VW’s Chattanooga plant currently produces the VW ID.4 and the VW Atlas. The ID.4 was brought to Chattanooga in order to gain access to the US EV tax credit, and VW has considered bringing production of other EVs to the plant.

This was the first success of UAW’s new strategy, but it may not be the last. There is already another vote scheduled for next month at Mercedes’ plant in Alabama (a state where republican lawmakers recently passed a law to try to limit worker representation). That vote will occur from May 13-17, and if successful, would mean nearly 10,000 unionized autoworkers in the South over the course of just a few weeks.

Electrek’s Take

Unions are having a bit of a moment in the US, in recent years reaching their highest popularity ever since surveys started asking about them.

Much of union popularity has been driven by COVID-19-related disruptions across the economy, with workers becoming unsatisfied due to mistreatment (labeling everyone “essential,” companies ending work-from-home) and with the labor market getting tighter with over 1 million Americans dead from the virus and another 2-4 million out of work due to long COVID.

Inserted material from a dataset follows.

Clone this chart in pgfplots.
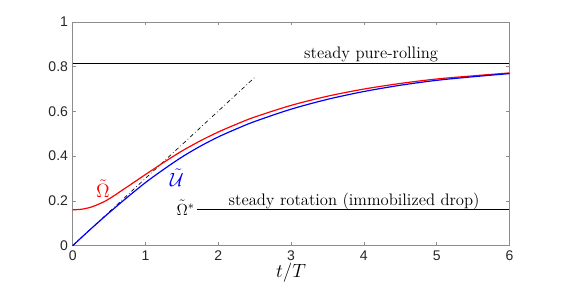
\documentclass[border=0pt]{standalone}
\usepackage{fontspec}
\usepackage{pgfplots}
\pgfplotsset{compat=1.18}
\newfontfamily\ticfont{Liberation Sans}
\definecolor{axgray}{rgb}{0.55,0.55,0.55}
\definecolor{ticgray}{rgb}{0.15,0.15,0.15}
\begin{document}
\begin{tikzpicture}[x=1pt,y=1pt]
\path[use as bounding box] (-54.5,-35.5) rectangle (367.75,184.25);
\begin{axis}[
  at={(0,0)}, anchor=south west,
  scale only axis, width=327.6pt, height=167.8pt,
  xmin=0, xmax=6, ymin=0, ymax=1,
  xtick={0,1,2,3,4,5,6}, ytick={0,0.2,0.4,0.6,0.8,1},
  yticklabels={0,0.2,0.4,0.6,0.8,1},
  tick align=inside, major tick length=2.5pt,
  axis line style={axgray, line width=0.5pt},
  every tick/.style={axgray, line width=0.5pt},
  tick label style={font=\ticfont\fontsize{10.5}{12}\selectfont, text=ticgray},
  /pgf/number format/assume math mode=true,
  xlabel={\fontsize{15}{17}\selectfont $t/T$},
  xlabel style={yshift=5pt},
  clip=false,
]
\addplot[black, line width=0.8pt] coordinates {(0,0.816) (6,0.816)};
\addplot[black, line width=0.8pt] coordinates {(1.71,0.16) (6,0.16)};
\addplot[black, line width=0.5pt, dash dot] coordinates {(0,0) (2.5,0.752)};
\addplot[red, line width=0.9pt, smooth] coordinates {
(0,0.160) (0.125,0.163) (0.25,0.172) (0.375,0.188) (0.5,0.209) (0.75,0.263)
(1.0,0.318) (1.25,0.372) (1.5,0.423) (1.75,0.468) (2.0,0.508) (2.25,0.543)
(2.5,0.575) (3.0,0.627) (3.5,0.668) (4.0,0.700) (4.5,0.725) (5.0,0.745)
(5.5,0.759) (6.0,0.772)};
\addplot[blue, line width=0.9pt, smooth] coordinates {
(0,0.000) (0.25,0.075) (0.5,0.147) (0.75,0.216) (1.0,0.282) (1.25,0.341)
(1.5,0.396) (1.75,0.444) (2.0,0.486) (2.25,0.522) (2.5,0.555) (3.0,0.610)
(3.5,0.654) (4.0,0.689) (4.5,0.717) (5.0,0.739) (5.5,0.755) (6.0,0.769)};
\node[anchor=base, font=\fontsize{12.5}{14}\selectfont, inner sep=0pt] at (axis cs:4.1,0.835) {steady pure-rolling};
\node[anchor=base west, font=\fontsize{12.5}{14}\selectfont, inner sep=0pt] at (axis cs:2.14,0.178) {steady rotation (immobilized drop)};
\node[anchor=base east, font=\fontsize{12.5}{14}\selectfont, inner sep=0pt] at (axis cs:1.68,0.137) {$\tilde{\Omega}^{*}$};
\node[red, font=\fontsize{14}{16}\selectfont, inner sep=0pt] at (axis cs:0.416,0.256) {$\tilde{\Omega}$};
\node[blue, font=\fontsize{14}{16}\selectfont, inner sep=0pt] at (axis cs:1.43,0.305) {$\tilde{\mathcal{U}}$};
\end{axis}
\end{tikzpicture}
\end{document}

Unions have seized on this dissatisfaction to build momentum in the labor movement, with successful strikes across many industries and organizers starting to organize workforces that had previously been non-union.

However, union membership has been down over several decades in the US. As a result, pay hasn’t kept pace with worker productivity, and income distribution has become more unequal over time. It’s really not hard to see this influence when you plot these trends against each other.

It’s quite clear that lower union membership has resulted in lower inflation-adjusted compensation for workers, even as productivity has skyrocketed. As workers have produced more and more value for their companies, those earnings have gone more and more to their bosses rather than to the workers who produce that value. It all began in the ’80s, around the time of Reagan – a timeline that should be familiar to those who study social ills in America.

All of this isn’t just true in the US but also internationally. If you look at other countries with high levels of labor organization, they tend to have more fair wealth distribution across the economy and more ability for workers to get their fair share.

We’re seeing this in Sweden right now, as Tesla workers are still striking for better conditions. Since Sweden has 90% collective bargaining coverage, it tends to have a happy and well-paid workforce, and it seems clear that these two things are correlated. That strike is still continuing, but Tesla CEO Elon Musk – who just fired 14,000 people while holding the company hostage and begging for a $55 billion payday for himself – is seemingly uninterested in negotiating.

These are all reasons why, as I’ve mentioned in many of these UAW-related articles, I’m pro-union. And I think everyone should be – it only makes sense that people should have their interests collectively represented and that people should be able to join together to support each other and exercise their power collectively instead of individually.

This is precisely what companies do with industry organizations, lobby organizations, chambers of commerce, and so on. And it’s what people do when sorting themselves into local, state, or national governments. So naturally, workers should do the same. It’s just fair.